Reproduce each line of the material exactly, minus any picture.

·····

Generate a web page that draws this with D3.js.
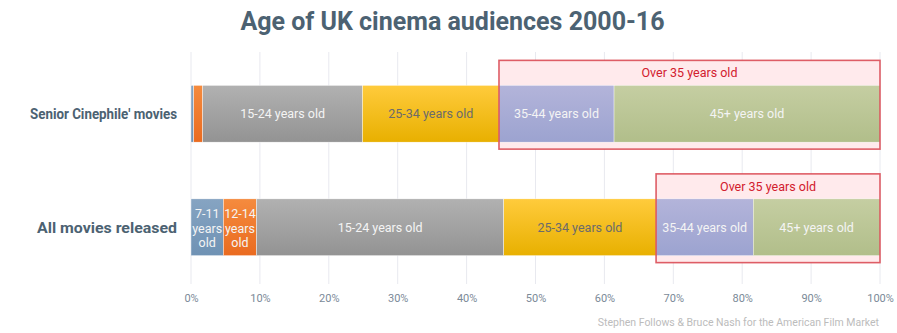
<!DOCTYPE html>
<html><head><meta charset="utf-8">
<script src="https://cdn.jsdelivr.net/npm/d3@7"></script>
<style>body{margin:0;background:#fff;font-family:Roboto,"Noto Sans",sans-serif;}</style>
</head><body><div id="chart"></div>
<script>
const categories = ["Senior Cinephile' movies", "All movies released"];
const ageGroups = ["7-11 years old", "12-14 years old", "15-24 years old", "25-34 years old", "35-44 years old", "45+ years old"];
const seniorValues = [0.4, 1.3, 23.2, 19.8, 16.7, 38.6];
const allValues = [4.7, 4.8, 35.9, 22.1, 14.1, 18.4];
const tickValues = [0,10,20,30,40,50,60,70,80,90,100];
const highlightLabel = "Over 35 years old";
const highlightFrom = 4; // index of first group over 35
const title = "Age of UK cinema audiences 2000-16";
const credit = "Stephen Follows & Bruce Nash for the American Film Market";

const colorsTop = ["#86a4c2","#f58b3e","#b1b1b1","#ffcb3c","#b3b4da","#c5cea2"];
const colorsBot = ["#6f92b4","#ea6b20","#939393","#e8b000","#9ca3d0","#b1be8a"];
const textColors = ["#f4f4f4","#f4f4f4","#f4f4f4","#6b6b6b","#f4f4f4","#f4f4f4"];
const catWidths = [147, 140];
const catSizes = [14.5, 15.5];

const W = 897, H = 333;
const svg = d3.select("#chart").append("svg").attr("width", W).attr("height", H);
const defs = svg.append("defs");
ageGroups.forEach((g,i)=>{
  const lg = defs.append("linearGradient").attr("id","g"+i).attr("x1",0).attr("y1",0).attr("x2",0).attr("y2",1);
  lg.append("stop").attr("offset","0%").attr("stop-color",colorsTop[i]);
  lg.append("stop").attr("offset","100%").attr("stop-color",colorsBot[i]);
});

const x = d3.scaleLinear().domain([0,100]).range([191,880]);
const y = d3.scaleBand().domain(categories).range([57,284]).paddingInner(0.5).paddingOuter(0.25);

svg.append("text").attr("x", W/2+4).attr("y", 30).attr("text-anchor","middle")
  .attr("font-size",25).attr("font-weight",700).attr("fill","#4c6272").text(title);

// gridlines
svg.append("g").selectAll("line").data(tickValues).join("line")
  .attr("x1",d=>x(d)).attr("x2",d=>x(d)).attr("y1",52).attr("y2",284)
  .attr("stroke","#e8e9ef").attr("stroke-width",1);

// axis
const axis = svg.append("g").attr("transform","translate(0,284)")
  .call(d3.axisBottom(x).tickValues(tickValues).tickFormat(d=>d+"%").tickSize(0).tickPadding(10));
axis.select(".domain").remove();
axis.selectAll("text").attr("font-family","Roboto, sans-serif").attr("font-size",11).attr("fill","#7b8a98");

const series = [seniorValues, allValues];
const boxLayer = svg.append("g");
const barLayer = svg.append("g");
const topLayer = svg.append("g");
categories.forEach((cat, ci)=>{
  const vals = series[ci];
  let acc = 0;
  const segs = vals.map((v,i)=>{ const s={i, x0:acc, x1:acc+v, v}; acc+=v; return s; });
  const by = y(cat), bh = y.bandwidth();
  const hx0 = x(segs[highlightFrom].x0), hx1 = x(100);
  boxLayer.append("rect").attr("x",hx0).attr("y",by-25).attr("width",hx1-hx0).attr("height",bh+32)
    .attr("fill","#ffeaec");
  const g = barLayer.append("g");
  g.selectAll("rect").data(segs).join("rect")
    .attr("x",d=>x(d.x0)).attr("width",d=>x(d.x1)-x(d.x0))
    .attr("y",by).attr("height",bh)
    .attr("fill",d=>"url(#g"+d.i+")")
    .attr("stroke","#ffffff").attr("stroke-width",0.4);
  segs.forEach(d=>{
    const w = x(d.x1)-x(d.x0);
    const cx = (x(d.x0)+x(d.x1))/2, cy = by+bh/2;
    const label = ageGroups[d.i];
    if (w > 90) {
      g.append("text").attr("x",cx).attr("y",cy+4.5).attr("text-anchor","middle")
        .attr("font-size",12.5).attr("fill",textColors[d.i]).text(label);
    } else if (w > 25) {
      label.split(" ").forEach((p,k)=>{
        g.append("text").attr("x",cx).attr("y",cy+5.5+(k-1)*14.5).attr("text-anchor","middle")
          .attr("font-size",12.5).attr("fill",textColors[d.i]).text(p);
      });
    }
  });
  svg.append("text").attr("x",177).attr("y",by+bh/2+5.5).attr("text-anchor","end")
    .attr("font-size",catSizes[ci]).attr("font-weight",700).attr("fill","#4c6272")
    .attr("textLength",catWidths[ci]).attr("lengthAdjust","spacingAndGlyphs").text(cat);
  topLayer.append("rect").attr("x",hx0).attr("y",by-25).attr("width",hx1-hx0).attr("height",bh+32)
    .attr("fill","none").attr("stroke","#d8434c").attr("stroke-opacity",0.85).attr("stroke-width",1.6);
  topLayer.append("text").attr("x",(hx0+hx1)/2).attr("y",by-8).attr("text-anchor","middle")
    .attr("font-size",12.5).attr("fill","#d2202e").text(highlightLabel);
});

svg.append("text").attr("x",879).attr("y",326).attr("text-anchor","end")
  .attr("font-size",10.5).attr("fill","#bcbcbc").text(credit);
</script></body></html>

·····

# Result of the task:
Generate a web page that draws this with D3.js.
<!DOCTYPE html>
<html><head><meta charset="utf-8">
<script src="https://cdn.jsdelivr.net/npm/d3@7"></script>
<style>body{margin:0;background:#fff;font-family:Roboto,"Noto Sans",sans-serif;}</style>
</head><body><div id="chart"></div>
<script>
const categories = ["Senior Cinephile' movies", "All movies released"];
const ageGroups = ["7-11 years old", "12-14 years old", "15-24 years old", "25-34 years old", "35-44 years old", "45+ years old"];
const seniorValues = [0.4, 1.3, 23.2, 19.8, 16.7, 38.6];
const allValues = [4.7, 4.8, 35.9, 22.1, 14.1, 18.4];
const tickValues = [0,10,20,30,40,50,60,70,80,90,100];
const highlightLabel = "Over 35 years old";
const highlightFrom = 4; // index of first group over 35
const title = "Age of UK cinema audiences 2000-16";
const credit = "Stephen Follows & Bruce Nash for the American Film Market";

const colorsTop = ["#86a4c2","#f58b3e","#b1b1b1","#ffcb3c","#b3b4da","#c5cea2"];
const colorsBot = ["#6f92b4","#ea6b20","#939393","#e8b000","#9ca3d0","#b1be8a"];
const textColors = ["#f4f4f4","#f4f4f4","#f4f4f4","#6b6b6b","#f4f4f4","#f4f4f4"];
const catWidths = [147, 140];
const catSizes = [14.5, 15.5];

const W = 897, H = 333;
const svg = d3.select("#chart").append("svg").attr("width", W).attr("height", H);
const defs = svg.append("defs");
ageGroups.forEach((g,i)=>{
  const lg = defs.append("linearGradient").attr("id","g"+i).attr("x1",0).attr("y1",0).attr("x2",0).attr("y2",1);
  lg.append("stop").attr("offset","0%").attr("stop-color",colorsTop[i]);
  lg.append("stop").attr("offset","100%").attr("stop-color",colorsBot[i]);
});

const x = d3.scaleLinear().domain([0,100]).range([191,880]);
const y = d3.scaleBand().domain(categories).range([57,284]).paddingInner(0.5).paddingOuter(0.25);

svg.append("text").attr("x", W/2+4).attr("y", 30).attr("text-anchor","middle")
  .attr("font-size",25).attr("font-weight",700).attr("fill","#4c6272").text(title);

// gridlines
svg.append("g").selectAll("line").data(tickValues).join("line")
  .attr("x1",d=>x(d)).attr("x2",d=>x(d)).attr("y1",52).attr("y2",284)
  .attr("stroke","#e8e9ef").attr("stroke-width",1);

// axis
const axis = svg.append("g").attr("transform","translate(0,284)")
  .call(d3.axisBottom(x).tickValues(tickValues).tickFormat(d=>d+"%").tickSize(0).tickPadding(10));
axis.select(".domain").remove();
axis.selectAll("text").attr("font-family","Roboto, sans-serif").attr("font-size",11).attr("fill","#7b8a98");

const series = [seniorValues, allValues];
const boxLayer = svg.append("g");
const barLayer = svg.append("g");
const topLayer = svg.append("g");
categories.forEach((cat, ci)=>{
  const vals = series[ci];
  let acc = 0;
  const segs = vals.map((v,i)=>{ const s={i, x0:acc, x1:acc+v, v}; acc+=v; return s; });
  const by = y(cat), bh = y.bandwidth();
  const hx0 = x(segs[highlightFrom].x0), hx1 = x(100);
  boxLayer.append("rect").attr("x",hx0).attr("y",by-25).attr("width",hx1-hx0).attr("height",bh+32)
    .attr("fill","#ffeaec");
  const g = barLayer.append("g");
  g.selectAll("rect").data(segs).join("rect")
    .attr("x",d=>x(d.x0)).attr("width",d=>x(d.x1)-x(d.x0))
    .attr("y",by).attr("height",bh)
    .attr("fill",d=>"url(#g"+d.i+")")
    .attr("stroke","#ffffff").attr("stroke-width",0.4);
  segs.forEach(d=>{
    const w = x(d.x1)-x(d.x0);
    const cx = (x(d.x0)+x(d.x1))/2, cy = by+bh/2;
    const label = ageGroups[d.i];
    if (w > 90) {
      g.append("text").attr("x",cx).attr("y",cy+4.5).attr("text-anchor","middle")
        .attr("font-size",12.5).attr("fill",textColors[d.i]).text(label);
    } else if (w > 25) {
      label.split(" ").forEach((p,k)=>{
        g.append("text").attr("x",cx).attr("y",cy+5.5+(k-1)*14.5).attr("text-anchor","middle")
          .attr("font-size",12.5).attr("fill",textColors[d.i]).text(p);
      });
    }
  });
  svg.append("text").attr("x",177).attr("y",by+bh/2+5.5).attr("text-anchor","end")
    .attr("font-size",catSizes[ci]).attr("font-weight",700).attr("fill","#4c6272")
    .attr("textLength",catWidths[ci]).attr("lengthAdjust","spacingAndGlyphs").text(cat);
  topLayer.append("rect").attr("x",hx0).attr("y",by-25).attr("width",hx1-hx0).attr("height",bh+32)
    .attr("fill","none").attr("stroke","#d8434c").attr("stroke-opacity",0.85).attr("stroke-width",1.6);
  topLayer.append("text").attr("x",(hx0+hx1)/2).attr("y",by-8).attr("text-anchor","middle")
    .attr("font-size",12.5).attr("fill","#d2202e").text(highlightLabel);
});

svg.append("text").attr("x",879).attr("y",326).attr("text-anchor","end")
  .attr("font-size",10.5).attr("fill","#bcbcbc").text(credit);
</script></body></html>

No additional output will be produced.